With all of this concrete evidence working for creation’s favour, wouldn’t those who state that science and creation contradict each other either be ignorant or intentionally mistaken? This seems surprising, as those who make such claims are often very learned men and women of science. Wouldn’t one think that those dealing most closely with science see the hand of an Almighty Creator? Evolution has always been in the business of “getting rid” of God – take God out of our schools, our homes, and even our beliefs – and science (or rather, men and women of science) have been trying their best to prove it.
Too bad (for them) God was the one who created science as well.
Filed under: Faith | 1 Comment
I’ll bite. I agree that science and faith are complementary. I look at it from a pragmatic and subjective point of view, though, not an objective epistemological one: Science and faith are complementary in that they each serve a different purpose to individuals and to society as a whole. Which is “correct” (if either is correct) or the compatibility of the two in terms of cold, hard fact is not what I am addressing.

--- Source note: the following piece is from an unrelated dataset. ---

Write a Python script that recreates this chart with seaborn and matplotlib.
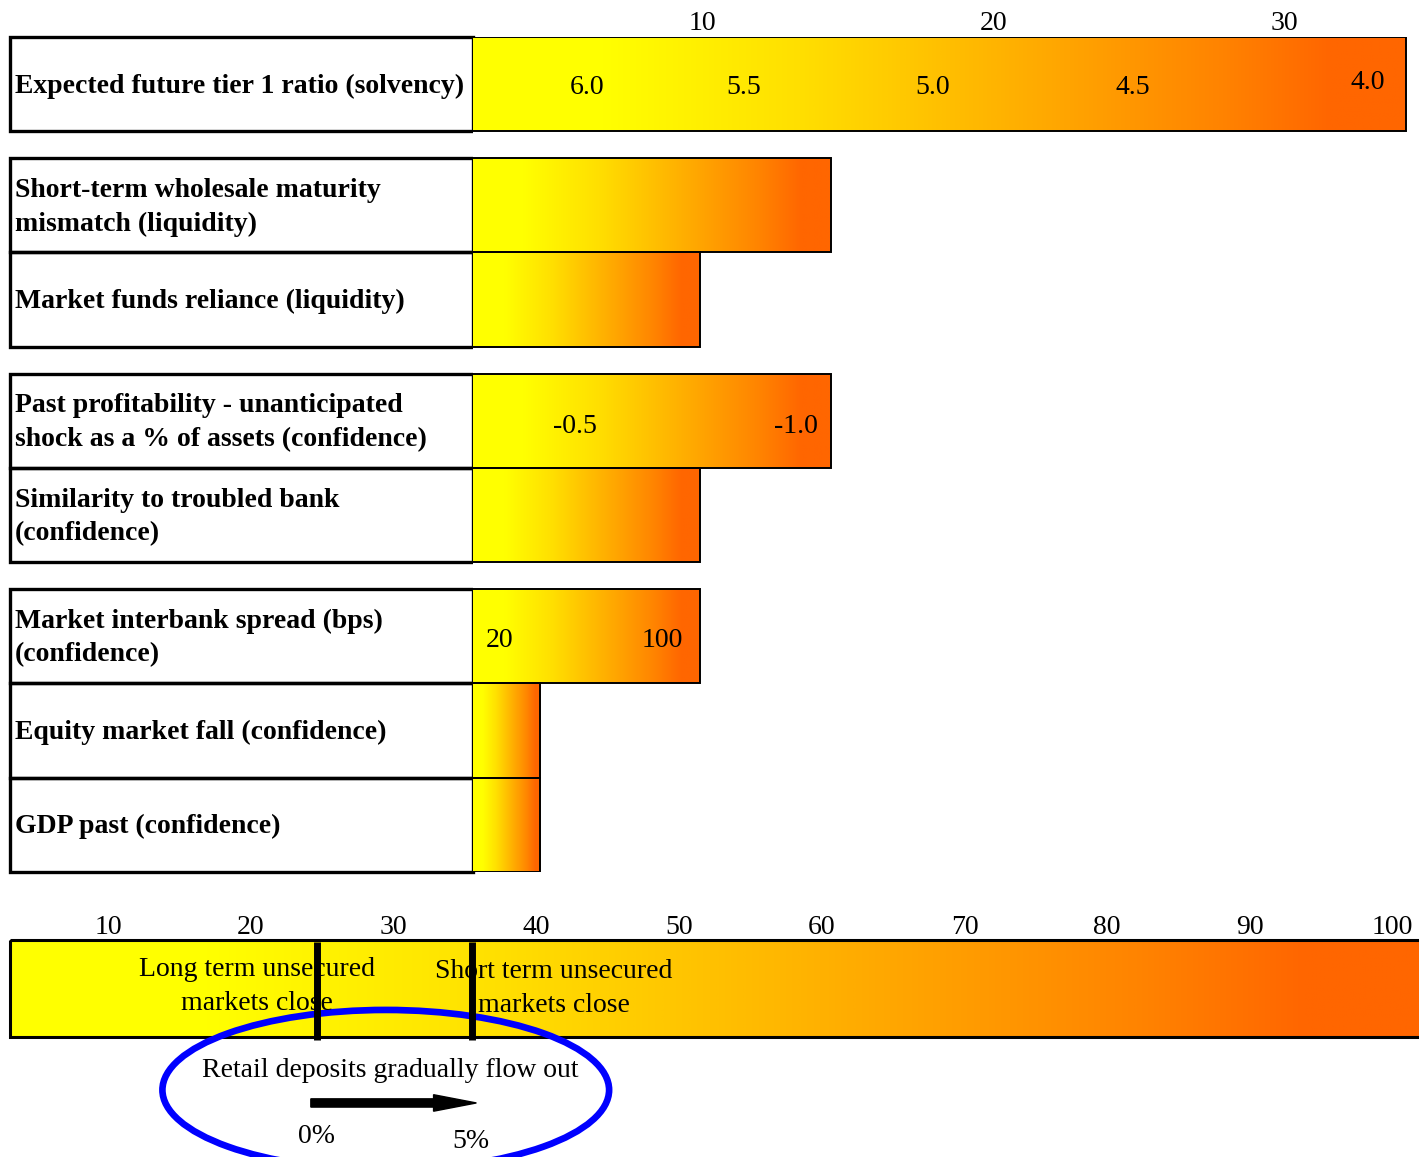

But I do also agree that in many or most ways, science and faith or theology are epistemologically compatible: God can make the world and it can still evolve.
Where I disagree with you is that “evolution has always been in the business of ‘getting rid’ of God” — I think you’re conflating several ideologies there. There’s a difference between evolution and atheism and even a difference between evolution and evolutionists. Evolution, as a natural phenomenon, has no agenda: It just is.
There is an argument to be made, though, that atheism (or, more accurately, atheist activists — not all atheists are rabidly disestablismentarian) does wish to do just that.